───── Records shown

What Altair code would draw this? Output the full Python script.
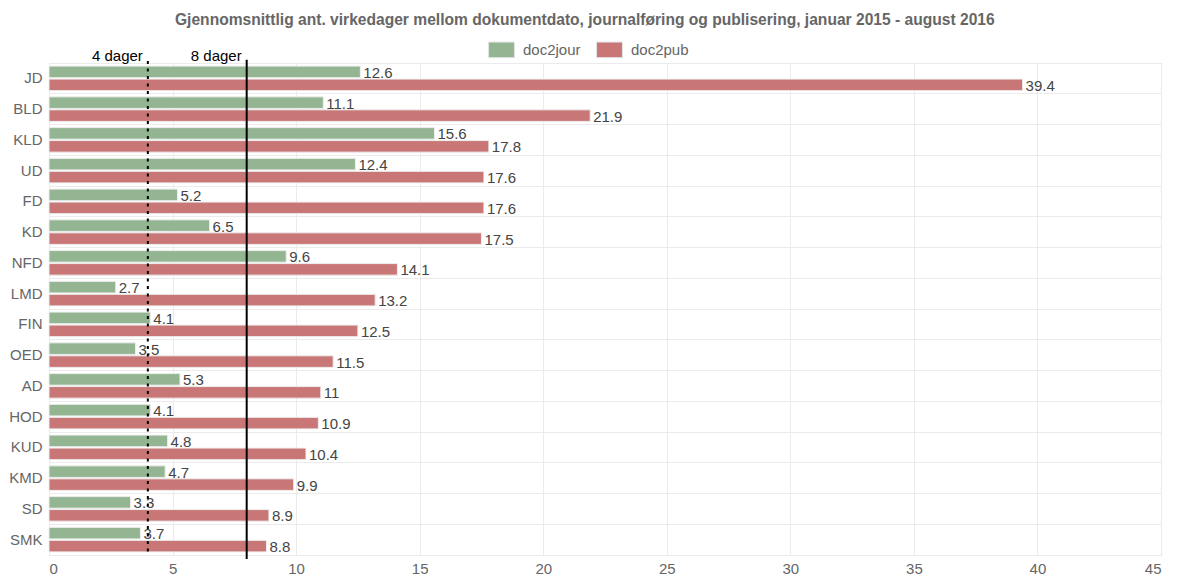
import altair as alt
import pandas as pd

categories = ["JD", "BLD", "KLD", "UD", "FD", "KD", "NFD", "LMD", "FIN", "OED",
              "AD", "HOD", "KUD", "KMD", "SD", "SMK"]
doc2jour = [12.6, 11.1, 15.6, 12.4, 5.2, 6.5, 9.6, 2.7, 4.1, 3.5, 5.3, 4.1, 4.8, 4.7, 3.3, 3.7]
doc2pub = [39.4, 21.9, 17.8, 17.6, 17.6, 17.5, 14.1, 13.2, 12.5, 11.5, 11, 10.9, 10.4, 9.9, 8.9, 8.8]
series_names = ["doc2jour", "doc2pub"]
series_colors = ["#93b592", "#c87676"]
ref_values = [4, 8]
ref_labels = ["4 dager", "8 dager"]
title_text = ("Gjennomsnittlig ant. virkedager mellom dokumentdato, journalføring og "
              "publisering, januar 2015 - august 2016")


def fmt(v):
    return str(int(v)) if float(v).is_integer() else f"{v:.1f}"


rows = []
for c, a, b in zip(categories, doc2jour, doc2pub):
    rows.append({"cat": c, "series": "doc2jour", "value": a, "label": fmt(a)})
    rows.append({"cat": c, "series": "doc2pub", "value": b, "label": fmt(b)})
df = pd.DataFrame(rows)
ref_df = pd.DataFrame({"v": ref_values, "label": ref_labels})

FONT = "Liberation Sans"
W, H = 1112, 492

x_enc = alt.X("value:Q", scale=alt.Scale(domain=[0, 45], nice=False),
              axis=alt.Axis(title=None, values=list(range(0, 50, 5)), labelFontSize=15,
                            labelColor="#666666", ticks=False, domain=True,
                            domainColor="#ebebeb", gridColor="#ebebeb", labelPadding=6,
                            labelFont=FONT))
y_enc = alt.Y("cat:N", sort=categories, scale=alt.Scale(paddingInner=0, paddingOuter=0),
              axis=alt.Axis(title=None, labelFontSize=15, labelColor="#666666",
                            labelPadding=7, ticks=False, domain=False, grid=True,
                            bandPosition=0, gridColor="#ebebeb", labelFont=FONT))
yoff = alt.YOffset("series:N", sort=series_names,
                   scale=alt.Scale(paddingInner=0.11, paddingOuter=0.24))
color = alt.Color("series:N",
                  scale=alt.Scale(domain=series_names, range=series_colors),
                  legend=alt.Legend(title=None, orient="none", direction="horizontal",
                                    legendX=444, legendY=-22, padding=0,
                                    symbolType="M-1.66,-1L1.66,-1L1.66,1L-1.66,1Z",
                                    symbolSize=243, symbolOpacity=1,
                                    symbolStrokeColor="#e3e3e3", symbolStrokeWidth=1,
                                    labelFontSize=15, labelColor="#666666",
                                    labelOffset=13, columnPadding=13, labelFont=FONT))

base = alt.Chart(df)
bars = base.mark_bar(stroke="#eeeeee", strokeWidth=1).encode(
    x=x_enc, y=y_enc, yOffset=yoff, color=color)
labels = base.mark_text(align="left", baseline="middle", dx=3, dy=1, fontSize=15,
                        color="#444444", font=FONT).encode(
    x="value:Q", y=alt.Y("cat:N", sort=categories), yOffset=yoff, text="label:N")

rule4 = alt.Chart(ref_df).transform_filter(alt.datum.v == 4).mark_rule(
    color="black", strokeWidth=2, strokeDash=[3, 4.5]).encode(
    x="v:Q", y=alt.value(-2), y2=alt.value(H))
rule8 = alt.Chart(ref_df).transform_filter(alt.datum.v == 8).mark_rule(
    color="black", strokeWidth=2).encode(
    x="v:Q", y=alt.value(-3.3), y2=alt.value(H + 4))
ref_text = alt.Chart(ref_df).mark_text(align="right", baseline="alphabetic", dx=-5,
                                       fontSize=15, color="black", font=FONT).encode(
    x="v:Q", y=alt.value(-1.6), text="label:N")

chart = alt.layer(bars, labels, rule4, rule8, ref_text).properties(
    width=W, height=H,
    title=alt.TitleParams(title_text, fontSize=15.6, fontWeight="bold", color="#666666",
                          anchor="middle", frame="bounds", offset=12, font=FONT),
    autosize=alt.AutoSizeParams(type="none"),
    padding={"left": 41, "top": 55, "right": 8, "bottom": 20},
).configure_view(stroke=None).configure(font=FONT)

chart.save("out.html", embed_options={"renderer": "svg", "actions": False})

──────────
───── Records shown

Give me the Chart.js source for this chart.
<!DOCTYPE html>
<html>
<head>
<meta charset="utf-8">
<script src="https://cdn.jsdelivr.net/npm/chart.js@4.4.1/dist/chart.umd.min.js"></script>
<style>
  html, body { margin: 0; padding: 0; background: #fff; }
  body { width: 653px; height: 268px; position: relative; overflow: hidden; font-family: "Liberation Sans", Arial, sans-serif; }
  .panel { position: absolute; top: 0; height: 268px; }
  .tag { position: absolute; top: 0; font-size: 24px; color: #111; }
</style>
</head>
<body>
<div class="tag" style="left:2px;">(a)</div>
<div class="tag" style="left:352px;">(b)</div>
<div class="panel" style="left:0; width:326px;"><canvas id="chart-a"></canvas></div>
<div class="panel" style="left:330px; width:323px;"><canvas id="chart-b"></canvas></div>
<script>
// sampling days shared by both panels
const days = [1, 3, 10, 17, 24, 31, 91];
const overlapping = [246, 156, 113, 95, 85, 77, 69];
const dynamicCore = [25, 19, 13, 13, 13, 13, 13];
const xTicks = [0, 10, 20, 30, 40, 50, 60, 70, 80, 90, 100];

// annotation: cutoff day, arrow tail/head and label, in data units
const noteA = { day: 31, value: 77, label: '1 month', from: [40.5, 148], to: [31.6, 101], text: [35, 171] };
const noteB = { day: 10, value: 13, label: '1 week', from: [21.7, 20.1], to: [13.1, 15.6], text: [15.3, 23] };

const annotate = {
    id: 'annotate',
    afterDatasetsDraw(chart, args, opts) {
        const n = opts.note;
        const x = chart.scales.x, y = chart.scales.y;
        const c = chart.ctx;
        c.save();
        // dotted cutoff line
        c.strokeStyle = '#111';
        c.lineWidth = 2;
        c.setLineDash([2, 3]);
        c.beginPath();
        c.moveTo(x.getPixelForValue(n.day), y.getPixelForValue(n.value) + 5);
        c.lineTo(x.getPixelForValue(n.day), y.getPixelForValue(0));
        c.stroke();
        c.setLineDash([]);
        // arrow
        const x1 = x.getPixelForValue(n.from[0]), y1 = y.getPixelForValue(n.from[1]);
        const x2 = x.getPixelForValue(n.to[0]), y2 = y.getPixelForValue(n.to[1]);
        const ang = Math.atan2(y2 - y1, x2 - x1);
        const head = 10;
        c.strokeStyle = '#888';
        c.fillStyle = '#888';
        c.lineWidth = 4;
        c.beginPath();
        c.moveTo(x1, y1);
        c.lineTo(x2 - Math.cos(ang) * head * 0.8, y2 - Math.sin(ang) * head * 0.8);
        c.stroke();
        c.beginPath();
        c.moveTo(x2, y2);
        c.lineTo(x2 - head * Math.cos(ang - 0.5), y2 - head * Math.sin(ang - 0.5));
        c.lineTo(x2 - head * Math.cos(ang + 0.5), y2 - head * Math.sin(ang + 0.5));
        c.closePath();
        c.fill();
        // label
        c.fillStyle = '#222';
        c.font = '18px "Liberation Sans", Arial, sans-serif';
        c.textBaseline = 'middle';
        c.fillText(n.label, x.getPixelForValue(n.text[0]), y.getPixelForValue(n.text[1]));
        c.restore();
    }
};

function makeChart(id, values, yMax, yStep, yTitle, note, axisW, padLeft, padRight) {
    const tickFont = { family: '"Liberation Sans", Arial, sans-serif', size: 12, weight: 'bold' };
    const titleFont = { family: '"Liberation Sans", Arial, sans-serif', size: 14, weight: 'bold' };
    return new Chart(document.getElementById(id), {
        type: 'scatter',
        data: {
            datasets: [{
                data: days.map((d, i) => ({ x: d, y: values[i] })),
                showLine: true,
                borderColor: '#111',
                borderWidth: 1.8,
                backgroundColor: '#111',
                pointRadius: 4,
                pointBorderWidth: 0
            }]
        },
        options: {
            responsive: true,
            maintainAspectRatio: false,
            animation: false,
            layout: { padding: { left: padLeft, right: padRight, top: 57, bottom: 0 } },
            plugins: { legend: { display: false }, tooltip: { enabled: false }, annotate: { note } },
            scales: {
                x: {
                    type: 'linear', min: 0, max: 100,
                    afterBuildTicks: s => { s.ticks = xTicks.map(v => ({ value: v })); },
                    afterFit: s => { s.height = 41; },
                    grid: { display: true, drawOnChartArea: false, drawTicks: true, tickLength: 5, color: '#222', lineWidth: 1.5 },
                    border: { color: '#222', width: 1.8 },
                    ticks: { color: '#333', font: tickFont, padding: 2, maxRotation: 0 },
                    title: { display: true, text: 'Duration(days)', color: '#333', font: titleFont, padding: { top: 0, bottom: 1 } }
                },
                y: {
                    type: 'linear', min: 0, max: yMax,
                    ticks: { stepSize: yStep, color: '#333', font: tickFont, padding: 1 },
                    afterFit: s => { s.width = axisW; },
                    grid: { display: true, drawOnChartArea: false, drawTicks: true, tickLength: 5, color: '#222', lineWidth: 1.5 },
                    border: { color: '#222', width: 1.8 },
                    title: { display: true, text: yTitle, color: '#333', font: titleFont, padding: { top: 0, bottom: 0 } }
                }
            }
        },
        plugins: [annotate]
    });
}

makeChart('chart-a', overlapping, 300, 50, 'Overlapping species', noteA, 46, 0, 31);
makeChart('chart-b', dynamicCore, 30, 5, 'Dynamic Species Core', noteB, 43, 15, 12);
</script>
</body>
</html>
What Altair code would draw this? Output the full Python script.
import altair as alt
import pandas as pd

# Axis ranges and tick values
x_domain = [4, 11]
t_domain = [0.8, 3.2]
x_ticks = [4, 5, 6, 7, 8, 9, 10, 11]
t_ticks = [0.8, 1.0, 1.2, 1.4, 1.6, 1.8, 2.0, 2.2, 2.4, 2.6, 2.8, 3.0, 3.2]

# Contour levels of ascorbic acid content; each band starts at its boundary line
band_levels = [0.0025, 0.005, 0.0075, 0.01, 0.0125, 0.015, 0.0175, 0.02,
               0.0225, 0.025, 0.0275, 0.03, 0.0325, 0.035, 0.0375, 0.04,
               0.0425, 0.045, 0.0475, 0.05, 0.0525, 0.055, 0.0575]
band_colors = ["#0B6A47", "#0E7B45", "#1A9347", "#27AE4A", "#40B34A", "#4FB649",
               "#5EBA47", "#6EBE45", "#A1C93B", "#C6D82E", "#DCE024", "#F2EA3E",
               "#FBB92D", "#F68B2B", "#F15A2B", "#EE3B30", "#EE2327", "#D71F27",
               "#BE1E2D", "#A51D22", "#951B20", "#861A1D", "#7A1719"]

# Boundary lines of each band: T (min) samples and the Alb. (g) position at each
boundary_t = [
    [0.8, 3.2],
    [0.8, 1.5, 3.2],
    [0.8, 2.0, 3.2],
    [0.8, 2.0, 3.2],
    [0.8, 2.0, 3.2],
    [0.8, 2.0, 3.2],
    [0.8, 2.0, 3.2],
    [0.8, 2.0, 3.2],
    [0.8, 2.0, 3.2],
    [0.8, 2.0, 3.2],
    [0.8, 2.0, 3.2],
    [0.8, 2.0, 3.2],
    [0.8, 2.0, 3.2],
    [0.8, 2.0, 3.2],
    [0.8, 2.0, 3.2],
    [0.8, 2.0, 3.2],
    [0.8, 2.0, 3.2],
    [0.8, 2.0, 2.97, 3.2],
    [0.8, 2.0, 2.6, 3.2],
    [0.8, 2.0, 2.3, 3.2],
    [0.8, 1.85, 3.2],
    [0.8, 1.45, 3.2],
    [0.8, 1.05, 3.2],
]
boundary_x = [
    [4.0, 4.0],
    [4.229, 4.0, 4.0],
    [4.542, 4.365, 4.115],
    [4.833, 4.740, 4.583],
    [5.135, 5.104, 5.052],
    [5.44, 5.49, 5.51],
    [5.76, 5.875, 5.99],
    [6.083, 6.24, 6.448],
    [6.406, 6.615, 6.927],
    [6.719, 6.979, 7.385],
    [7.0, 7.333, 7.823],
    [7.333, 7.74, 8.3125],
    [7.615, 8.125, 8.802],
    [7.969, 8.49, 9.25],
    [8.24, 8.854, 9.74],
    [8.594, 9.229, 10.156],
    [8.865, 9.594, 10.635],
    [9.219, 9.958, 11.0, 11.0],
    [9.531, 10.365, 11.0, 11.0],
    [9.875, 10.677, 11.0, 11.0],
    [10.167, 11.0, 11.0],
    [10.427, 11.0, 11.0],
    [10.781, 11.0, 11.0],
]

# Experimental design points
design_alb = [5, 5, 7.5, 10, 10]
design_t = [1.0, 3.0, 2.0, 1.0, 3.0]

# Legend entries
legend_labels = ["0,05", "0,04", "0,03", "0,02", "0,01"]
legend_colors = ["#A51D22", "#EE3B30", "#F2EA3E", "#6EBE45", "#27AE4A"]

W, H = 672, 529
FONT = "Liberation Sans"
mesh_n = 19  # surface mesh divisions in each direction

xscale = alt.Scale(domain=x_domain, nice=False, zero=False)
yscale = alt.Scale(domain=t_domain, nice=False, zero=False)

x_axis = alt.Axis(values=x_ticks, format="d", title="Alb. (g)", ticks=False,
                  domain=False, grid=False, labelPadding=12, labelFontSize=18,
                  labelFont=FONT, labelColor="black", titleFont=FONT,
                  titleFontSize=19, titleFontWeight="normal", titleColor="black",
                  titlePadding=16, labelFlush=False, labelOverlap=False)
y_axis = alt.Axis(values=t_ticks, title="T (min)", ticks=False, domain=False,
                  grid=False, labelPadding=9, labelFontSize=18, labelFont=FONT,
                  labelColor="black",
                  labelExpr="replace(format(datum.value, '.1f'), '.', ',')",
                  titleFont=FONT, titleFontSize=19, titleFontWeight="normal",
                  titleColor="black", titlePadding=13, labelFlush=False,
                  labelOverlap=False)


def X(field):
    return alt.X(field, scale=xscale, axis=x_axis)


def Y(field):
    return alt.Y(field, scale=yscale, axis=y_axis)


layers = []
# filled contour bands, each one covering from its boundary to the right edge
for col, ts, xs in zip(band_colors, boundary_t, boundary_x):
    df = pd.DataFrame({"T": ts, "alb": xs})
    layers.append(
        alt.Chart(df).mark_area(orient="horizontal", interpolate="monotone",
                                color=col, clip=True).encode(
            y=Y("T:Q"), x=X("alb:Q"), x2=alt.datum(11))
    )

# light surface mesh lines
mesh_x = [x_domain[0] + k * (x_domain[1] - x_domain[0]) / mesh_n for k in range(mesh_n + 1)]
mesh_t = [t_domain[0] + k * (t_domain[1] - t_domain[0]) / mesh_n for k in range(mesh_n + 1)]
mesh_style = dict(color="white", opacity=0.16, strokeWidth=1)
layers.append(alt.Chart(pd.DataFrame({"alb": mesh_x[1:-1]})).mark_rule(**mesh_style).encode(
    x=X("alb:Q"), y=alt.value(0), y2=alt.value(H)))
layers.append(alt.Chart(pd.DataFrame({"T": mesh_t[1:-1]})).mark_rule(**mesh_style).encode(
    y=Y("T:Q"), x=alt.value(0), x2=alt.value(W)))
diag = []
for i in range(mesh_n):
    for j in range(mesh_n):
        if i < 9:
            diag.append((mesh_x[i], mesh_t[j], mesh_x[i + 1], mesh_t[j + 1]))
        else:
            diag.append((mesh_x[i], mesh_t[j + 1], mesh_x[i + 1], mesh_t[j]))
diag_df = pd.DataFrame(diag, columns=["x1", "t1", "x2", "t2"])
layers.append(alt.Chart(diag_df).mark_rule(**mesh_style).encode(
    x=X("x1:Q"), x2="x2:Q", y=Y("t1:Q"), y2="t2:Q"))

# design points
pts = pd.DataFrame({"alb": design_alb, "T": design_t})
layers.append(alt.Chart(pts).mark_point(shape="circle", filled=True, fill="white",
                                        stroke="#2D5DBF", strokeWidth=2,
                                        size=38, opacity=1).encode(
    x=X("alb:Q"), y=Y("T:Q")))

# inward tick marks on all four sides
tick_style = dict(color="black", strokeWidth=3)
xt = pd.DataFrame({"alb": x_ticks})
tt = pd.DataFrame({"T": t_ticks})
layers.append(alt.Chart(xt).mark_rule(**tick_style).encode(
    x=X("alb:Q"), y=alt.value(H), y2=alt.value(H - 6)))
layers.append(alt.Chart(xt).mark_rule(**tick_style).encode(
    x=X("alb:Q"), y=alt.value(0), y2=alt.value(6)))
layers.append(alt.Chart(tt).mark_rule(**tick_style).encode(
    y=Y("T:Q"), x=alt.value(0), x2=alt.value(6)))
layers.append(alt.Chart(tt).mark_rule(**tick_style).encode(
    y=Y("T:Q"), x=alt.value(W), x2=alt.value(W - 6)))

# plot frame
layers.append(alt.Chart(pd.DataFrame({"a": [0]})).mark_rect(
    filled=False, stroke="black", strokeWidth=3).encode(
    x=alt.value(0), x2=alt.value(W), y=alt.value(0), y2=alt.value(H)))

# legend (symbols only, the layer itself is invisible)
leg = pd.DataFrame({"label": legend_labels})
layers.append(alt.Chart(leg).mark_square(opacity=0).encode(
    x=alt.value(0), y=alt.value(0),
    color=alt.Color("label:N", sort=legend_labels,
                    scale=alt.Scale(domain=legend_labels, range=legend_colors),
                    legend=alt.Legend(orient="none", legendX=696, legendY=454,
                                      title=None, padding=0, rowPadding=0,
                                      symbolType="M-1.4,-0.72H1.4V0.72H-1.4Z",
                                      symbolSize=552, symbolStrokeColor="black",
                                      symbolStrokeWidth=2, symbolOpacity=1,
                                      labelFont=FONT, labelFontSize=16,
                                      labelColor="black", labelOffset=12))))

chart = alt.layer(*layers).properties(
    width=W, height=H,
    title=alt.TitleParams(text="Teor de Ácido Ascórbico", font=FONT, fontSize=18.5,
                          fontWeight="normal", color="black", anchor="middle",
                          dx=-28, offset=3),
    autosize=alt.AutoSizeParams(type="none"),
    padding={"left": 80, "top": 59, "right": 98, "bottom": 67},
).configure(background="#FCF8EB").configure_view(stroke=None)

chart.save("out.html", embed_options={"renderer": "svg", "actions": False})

──────────

What you are asked to do: Using the entries above, return each line that includes the word "script".

Task result:
What Altair code would draw this? Output the full Python script.
<script src="https://cdn.jsdelivr.net/npm/chart.js@4.4.1/dist/chart.umd.min.js"></script>
<script>
</script>
What Altair code would draw this? Output the full Python script.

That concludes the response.